- [THE TASK]:
Retype the stretch of lines that starts at the line containing "Write a Python" and ends at the line containing "k_btn = 3.4e-9", inclusive. Do not include pictures.

══════════

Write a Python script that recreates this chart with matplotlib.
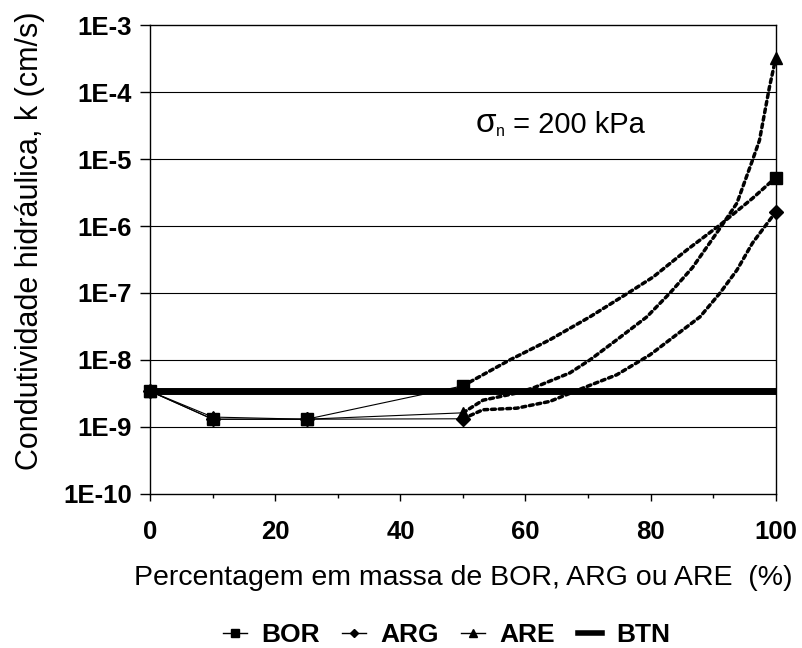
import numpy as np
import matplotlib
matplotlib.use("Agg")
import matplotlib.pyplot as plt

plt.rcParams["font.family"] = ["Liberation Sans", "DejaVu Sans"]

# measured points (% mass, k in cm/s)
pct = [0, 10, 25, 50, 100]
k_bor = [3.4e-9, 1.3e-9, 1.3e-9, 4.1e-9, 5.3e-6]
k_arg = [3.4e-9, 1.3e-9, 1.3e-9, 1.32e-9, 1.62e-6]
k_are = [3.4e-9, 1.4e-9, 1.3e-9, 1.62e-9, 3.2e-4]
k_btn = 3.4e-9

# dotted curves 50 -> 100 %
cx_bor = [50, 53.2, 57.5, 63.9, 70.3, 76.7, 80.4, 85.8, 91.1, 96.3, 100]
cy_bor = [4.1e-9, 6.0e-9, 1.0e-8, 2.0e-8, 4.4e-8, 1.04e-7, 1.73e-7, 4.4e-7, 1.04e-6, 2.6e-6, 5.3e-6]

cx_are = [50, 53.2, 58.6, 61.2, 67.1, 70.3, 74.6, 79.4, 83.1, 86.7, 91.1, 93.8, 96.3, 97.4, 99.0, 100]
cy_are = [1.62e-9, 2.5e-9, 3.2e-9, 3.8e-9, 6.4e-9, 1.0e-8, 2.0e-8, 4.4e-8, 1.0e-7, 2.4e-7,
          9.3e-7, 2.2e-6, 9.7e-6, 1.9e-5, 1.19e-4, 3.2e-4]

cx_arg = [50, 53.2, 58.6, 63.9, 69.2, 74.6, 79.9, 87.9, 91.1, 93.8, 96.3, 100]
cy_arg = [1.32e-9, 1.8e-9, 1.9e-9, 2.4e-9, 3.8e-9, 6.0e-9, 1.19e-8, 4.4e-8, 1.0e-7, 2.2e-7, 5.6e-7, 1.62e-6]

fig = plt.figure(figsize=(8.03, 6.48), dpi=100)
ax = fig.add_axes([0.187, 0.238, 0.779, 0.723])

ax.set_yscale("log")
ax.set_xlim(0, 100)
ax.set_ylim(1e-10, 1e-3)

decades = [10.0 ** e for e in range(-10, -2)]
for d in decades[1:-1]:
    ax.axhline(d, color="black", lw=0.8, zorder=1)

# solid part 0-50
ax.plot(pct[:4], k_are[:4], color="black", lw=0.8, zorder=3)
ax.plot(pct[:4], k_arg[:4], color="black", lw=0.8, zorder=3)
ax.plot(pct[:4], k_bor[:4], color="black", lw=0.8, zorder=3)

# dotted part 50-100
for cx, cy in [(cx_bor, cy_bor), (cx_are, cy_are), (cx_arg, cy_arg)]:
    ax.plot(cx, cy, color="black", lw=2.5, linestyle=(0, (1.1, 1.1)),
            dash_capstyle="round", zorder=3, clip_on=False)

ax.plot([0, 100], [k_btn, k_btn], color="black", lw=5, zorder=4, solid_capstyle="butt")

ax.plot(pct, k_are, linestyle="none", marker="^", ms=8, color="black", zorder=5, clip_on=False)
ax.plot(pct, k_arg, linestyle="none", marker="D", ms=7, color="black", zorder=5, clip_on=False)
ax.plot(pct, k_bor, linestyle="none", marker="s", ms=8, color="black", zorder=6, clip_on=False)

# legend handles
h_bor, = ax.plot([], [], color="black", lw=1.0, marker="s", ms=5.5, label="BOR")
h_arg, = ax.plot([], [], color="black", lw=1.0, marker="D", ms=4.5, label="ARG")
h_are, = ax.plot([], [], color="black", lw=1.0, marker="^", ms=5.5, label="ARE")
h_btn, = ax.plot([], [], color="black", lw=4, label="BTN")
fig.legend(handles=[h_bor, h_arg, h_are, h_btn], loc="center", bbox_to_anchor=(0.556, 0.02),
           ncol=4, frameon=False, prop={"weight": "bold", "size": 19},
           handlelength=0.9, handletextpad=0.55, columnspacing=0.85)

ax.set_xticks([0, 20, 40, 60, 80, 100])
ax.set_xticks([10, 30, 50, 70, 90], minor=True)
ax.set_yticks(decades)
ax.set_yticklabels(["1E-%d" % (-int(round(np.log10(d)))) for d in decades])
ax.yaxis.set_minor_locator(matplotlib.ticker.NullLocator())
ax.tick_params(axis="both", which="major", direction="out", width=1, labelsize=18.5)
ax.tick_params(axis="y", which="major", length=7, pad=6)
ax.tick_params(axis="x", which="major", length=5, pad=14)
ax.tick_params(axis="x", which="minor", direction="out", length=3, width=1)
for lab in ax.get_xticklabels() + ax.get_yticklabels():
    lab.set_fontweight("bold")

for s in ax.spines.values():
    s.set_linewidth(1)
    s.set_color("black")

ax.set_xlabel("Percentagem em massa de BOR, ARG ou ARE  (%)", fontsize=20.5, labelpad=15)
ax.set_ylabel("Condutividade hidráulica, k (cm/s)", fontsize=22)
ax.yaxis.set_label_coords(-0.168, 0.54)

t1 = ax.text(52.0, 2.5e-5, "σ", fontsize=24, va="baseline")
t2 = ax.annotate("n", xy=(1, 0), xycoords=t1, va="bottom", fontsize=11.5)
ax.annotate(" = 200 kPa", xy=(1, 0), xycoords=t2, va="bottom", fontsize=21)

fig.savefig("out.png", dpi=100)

══════════

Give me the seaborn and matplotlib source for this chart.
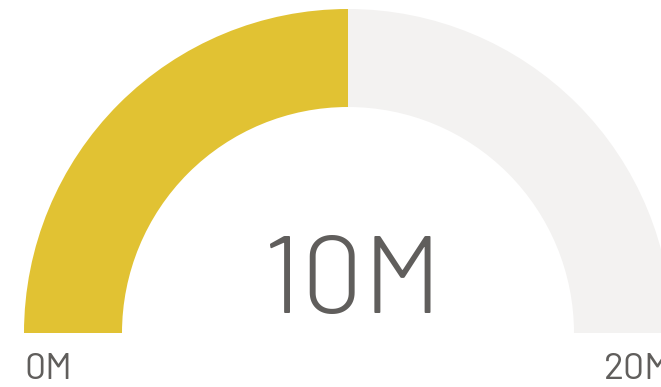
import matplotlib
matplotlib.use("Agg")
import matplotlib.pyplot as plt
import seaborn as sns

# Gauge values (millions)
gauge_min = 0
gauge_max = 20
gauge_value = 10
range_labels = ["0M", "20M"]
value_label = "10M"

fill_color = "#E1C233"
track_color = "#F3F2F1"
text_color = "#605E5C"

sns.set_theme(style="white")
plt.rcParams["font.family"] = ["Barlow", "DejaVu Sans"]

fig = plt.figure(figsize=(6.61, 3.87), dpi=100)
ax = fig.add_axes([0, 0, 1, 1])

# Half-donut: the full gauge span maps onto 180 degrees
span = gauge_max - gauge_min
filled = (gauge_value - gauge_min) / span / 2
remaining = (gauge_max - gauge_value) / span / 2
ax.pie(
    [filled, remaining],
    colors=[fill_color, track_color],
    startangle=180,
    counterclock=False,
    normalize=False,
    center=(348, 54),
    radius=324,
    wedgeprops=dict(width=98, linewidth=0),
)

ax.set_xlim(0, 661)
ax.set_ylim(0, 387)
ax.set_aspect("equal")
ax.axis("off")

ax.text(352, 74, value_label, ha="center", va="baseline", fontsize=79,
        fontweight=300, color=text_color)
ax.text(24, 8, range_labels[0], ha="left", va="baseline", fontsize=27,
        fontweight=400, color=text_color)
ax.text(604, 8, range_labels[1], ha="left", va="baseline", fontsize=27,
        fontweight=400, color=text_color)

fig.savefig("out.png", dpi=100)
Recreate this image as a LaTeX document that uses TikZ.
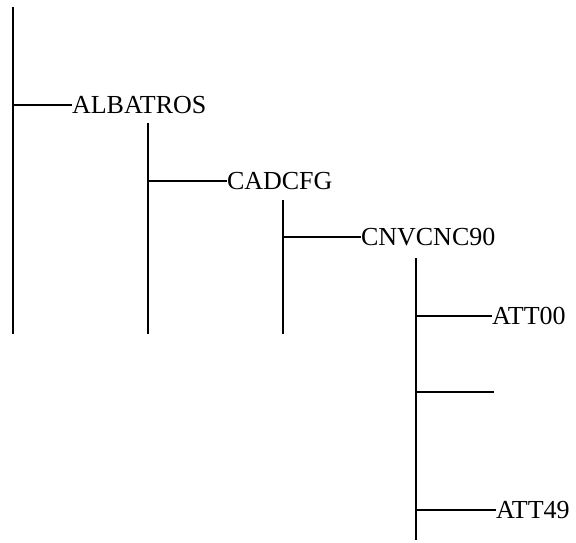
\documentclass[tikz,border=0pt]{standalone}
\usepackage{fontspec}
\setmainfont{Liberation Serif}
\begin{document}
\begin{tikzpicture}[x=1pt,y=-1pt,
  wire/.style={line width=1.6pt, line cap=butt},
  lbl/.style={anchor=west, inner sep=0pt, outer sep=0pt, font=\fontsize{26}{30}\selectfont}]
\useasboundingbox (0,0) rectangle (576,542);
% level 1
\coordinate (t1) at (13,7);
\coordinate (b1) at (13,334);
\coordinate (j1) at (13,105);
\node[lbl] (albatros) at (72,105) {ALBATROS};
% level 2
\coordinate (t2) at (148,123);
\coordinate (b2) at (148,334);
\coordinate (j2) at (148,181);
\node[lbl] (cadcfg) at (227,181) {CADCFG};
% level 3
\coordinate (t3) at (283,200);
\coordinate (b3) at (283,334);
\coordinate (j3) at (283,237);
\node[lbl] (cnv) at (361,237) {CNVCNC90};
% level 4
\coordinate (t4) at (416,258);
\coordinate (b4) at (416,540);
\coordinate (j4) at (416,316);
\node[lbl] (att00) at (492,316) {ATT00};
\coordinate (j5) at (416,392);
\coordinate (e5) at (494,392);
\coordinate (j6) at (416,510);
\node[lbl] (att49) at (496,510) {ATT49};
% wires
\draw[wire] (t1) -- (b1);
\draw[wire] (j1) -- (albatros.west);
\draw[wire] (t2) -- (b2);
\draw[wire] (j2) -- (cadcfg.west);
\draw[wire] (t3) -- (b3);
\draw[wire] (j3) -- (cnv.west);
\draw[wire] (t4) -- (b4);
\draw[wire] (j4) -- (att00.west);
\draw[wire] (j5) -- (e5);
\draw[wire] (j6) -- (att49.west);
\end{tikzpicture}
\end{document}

══════════

- [CORRECT ANSWER]:
Write a Python script that recreates this chart with matplotlib.
import numpy as np
import matplotlib
matplotlib.use("Agg")
import matplotlib.pyplot as plt

plt.rcParams["font.family"] = ["Liberation Sans", "DejaVu Sans"]

# measured points (% mass, k in cm/s)
pct = [0, 10, 25, 50, 100]
k_bor = [3.4e-9, 1.3e-9, 1.3e-9, 4.1e-9, 5.3e-6]
k_arg = [3.4e-9, 1.3e-9, 1.3e-9, 1.32e-9, 1.62e-6]
k_are = [3.4e-9, 1.4e-9, 1.3e-9, 1.62e-9, 3.2e-4]
k_btn = 3.4e-9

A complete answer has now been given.